What you need to do: Leaving out the pictures, retype the lines from the beginning of the listing through the line containing "YAxis, CartesianGrid, LabelList".

Source data:
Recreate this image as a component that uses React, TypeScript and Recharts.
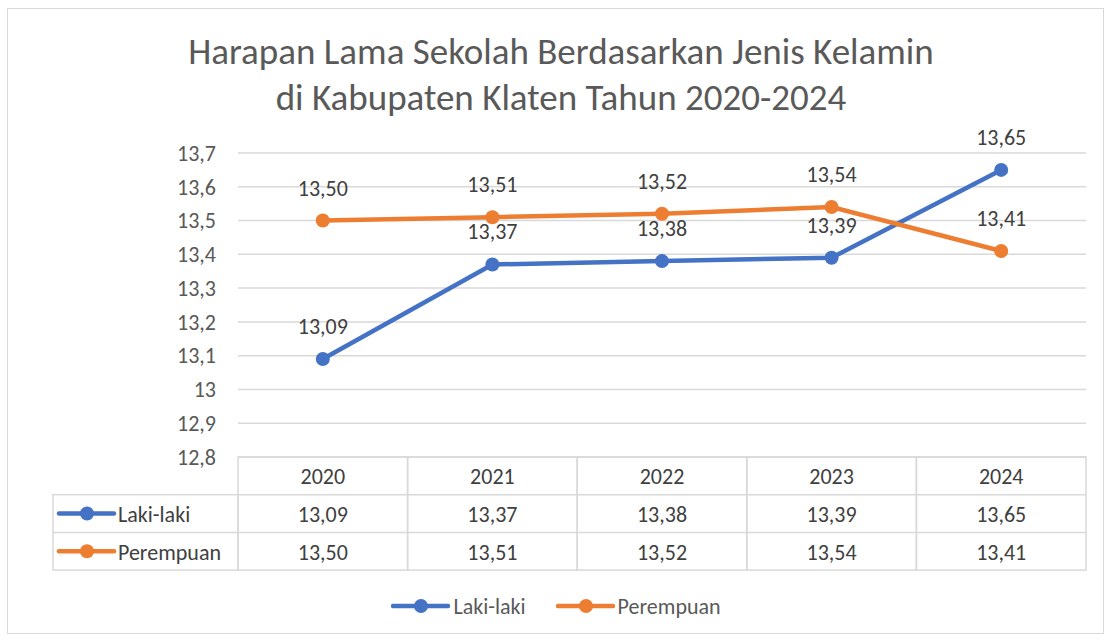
import { LineChart, Line, XAxis, YAxis, CartesianGrid, LabelList } from 'recharts';

const years = ['2020', '2021', '2022', '2023', '2024'];
const lakiLaki = [13.09, 13.37, 13.38, 13.39, 13.65];
const perempuan = [13.5, 13.51, 13.52, 13.54, 13.41];
const yTicks = [12.8, 12.9, 13, 13.1, 13.2, 13.3, 13.4, 13.5, 13.6, 13.7];
const seriesNames = ['Laki-laki', 'Perempuan'];
const seriesColors = ['#4472C4', '#ED7D31'];
const titleLines = ['Harapan Lama Sekolah Berdasarkan Jenis Kelamin', 'di Kabupaten Klaten Tahun 2020-2024'];

const data = years.map((year, i) => ({ year, laki: lakiLaki[i], perempuan: perempuan[i] }));
const seriesValues = [lakiLaki, perempuan];

const FONT = "Calibri, Carlito, 'Open Sans', sans-serif";
const TEXT = '#595959';
const GRID = '#d9d9d9';

const W = 1112;
const H = 641;
const PLOT_LEFT = 238;
const PLOT_RIGHT = 1086;
const PLOT_TOP = 153;
const PLOT_BOTTOM = 457;
const CELL_W = (PLOT_RIGHT - PLOT_LEFT) / years.length;
const ROW_H = 37.7;
const LEGEND_COL_LEFT = 53;

const comma = (v: number, d: number) => v.toFixed(d).replace('.', ',');
const yFmt = (v: number) => String(+v.toFixed(1)).replace('.', ',');

function LegendKey({ x, y, color }: { x: number; y: number; color: string }) {
  return (
    <g>
      <line x1={x} y1={y} x2={x + 55} y2={y} stroke={color} strokeWidth={4.5} strokeLinecap="round" />
      <circle cx={x + 28} cy={y} r={7} fill={color} />
    </g>
  );
}

function TableTick(props: any) {
  const { x, y, payload, index } = props;
  const left = x - CELL_W / 2;
  const textProps = { fontFamily: FONT, fontSize: 22, fill: '#404040', textAnchor: 'middle' as const, dominantBaseline: 'central' as const };
  return (
    <g>
      <rect x={left} y={y} width={CELL_W} height={ROW_H * 3} fill="none" stroke={GRID} strokeWidth={1.5} />
      <line x1={left} y1={y + ROW_H} x2={left + CELL_W} y2={y + ROW_H} stroke={GRID} strokeWidth={1.5} />
      <line x1={left} y1={y + ROW_H * 2} x2={left + CELL_W} y2={y + ROW_H * 2} stroke={GRID} strokeWidth={1.5} />
      <text x={x} y={y + ROW_H / 2 + 1} {...textProps}>{payload.value}</text>
      {seriesValues.map((vals, r) => (
        <text key={r} x={x} y={y + ROW_H * (r + 1.5) + 1} {...textProps}>{comma(vals[index], 2)}</text>
      ))}
      {index === 0 && (
        <g>
          <rect x={LEGEND_COL_LEFT} y={y + ROW_H} width={left - LEGEND_COL_LEFT} height={ROW_H * 2} fill="none" stroke={GRID} strokeWidth={1.5} />
          <line x1={LEGEND_COL_LEFT} y1={y + ROW_H * 2} x2={left} y2={y + ROW_H * 2} stroke={GRID} strokeWidth={1.5} />
          {seriesNames.map((name, r) => (
            <g key={name}>
              <LegendKey x={LEGEND_COL_LEFT + 6} y={y + ROW_H * (r + 1.5)} color={seriesColors[r]} />
              <text x={LEGEND_COL_LEFT + 65} y={y + ROW_H * (r + 1.5) + 1} fontFamily={FONT} fontSize={22} fill="#404040" dominantBaseline="central">{name}</text>
            </g>
          ))}
        </g>
      )}
    </g>
  );
}

export default function App() {
  return (
    <div style={{ position: 'absolute', left: 0, top: 0, width: W, height: H, background: '#fff', fontFamily: FONT }}>
      <div style={{ position: 'absolute', left: 7, top: 8, width: 1097, height: 626, border: `1.5px solid ${GRID}`, boxSizing: 'border-box' }} />
      <div style={{ position: 'absolute', left: 0, top: 29, width: 1122, textAlign: 'center', color: TEXT, fontSize: 37, lineHeight: '46px' }}>
        {titleLines.map((t) => <div key={t}>{t}</div>)}
      </div>
      <LineChart
        width={W}
        height={H}
        data={data}
        margin={{ top: PLOT_TOP, right: W - PLOT_RIGHT, bottom: H - PLOT_BOTTOM - 120, left: PLOT_LEFT - 60 }}
        style={{ position: 'absolute', left: 0, top: 0 }}
      >
        <CartesianGrid vertical={false} stroke={GRID} strokeWidth={1.5} />
        <XAxis
          dataKey="year"
          axisLine={false}
          tickLine={false}
          tickSize={0}
          tickMargin={0}
          height={120}
          interval={0}
          padding={{ left: CELL_W / 2, right: CELL_W / 2 }}
          tick={<TableTick />}
        />
        <YAxis
          domain={[12.8, 13.7]}
          ticks={yTicks}
          interval={0}
          width={60}
          axisLine={false}
          tickLine={false}
          tickSize={0}
          tickMargin={22}
          tickFormatter={yFmt}
          tick={{ fontFamily: FONT, fontSize: 22, fill: TEXT }}
        />
        <Line dataKey="laki" name={seriesNames[0]} stroke={seriesColors[0]} strokeWidth={4.5} dot={{ r: 7, fill: seriesColors[0], stroke: 'none' }} isAnimationActive={false}>
          <LabelList dataKey="laki" position="top" offset={25} formatter={(v: any) => comma(Number(v), 2)} style={{ fontFamily: FONT, fontSize: 22, fill: '#404040' }} />
        </Line>
        <Line dataKey="perempuan" name={seriesNames[1]} stroke={seriesColors[1]} strokeWidth={4.5} dot={{ r: 7, fill: seriesColors[1], stroke: 'none' }} isAnimationActive={false}>
          <LabelList dataKey="perempuan" position="top" offset={25} formatter={(v: any) => comma(Number(v), 2)} style={{ fontFamily: FONT, fontSize: 22, fill: '#404040' }} />
        </Line>
      </LineChart>
      <div style={{ position: 'absolute', left: 0, top: 592, width: W, display: 'flex', justifyContent: 'center', gap: 30, fontSize: 22, color: TEXT }}>
        {seriesNames.map((name, i) => (
          <div key={name} style={{ display: 'flex', alignItems: 'center', gap: 3, height: 28 }}>
            <svg width={59} height={16}><LegendKey x={2} y={8} color={seriesColors[i]} /></svg>
            <span>{name}</span>
          </div>
        ))}
      </div>
    </div>
  );
}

Problem solution:
Recreate this image as a component that uses React, TypeScript and Recharts.
import { LineChart, Line, XAxis, YAxis, CartesianGrid, LabelList } from 'recharts';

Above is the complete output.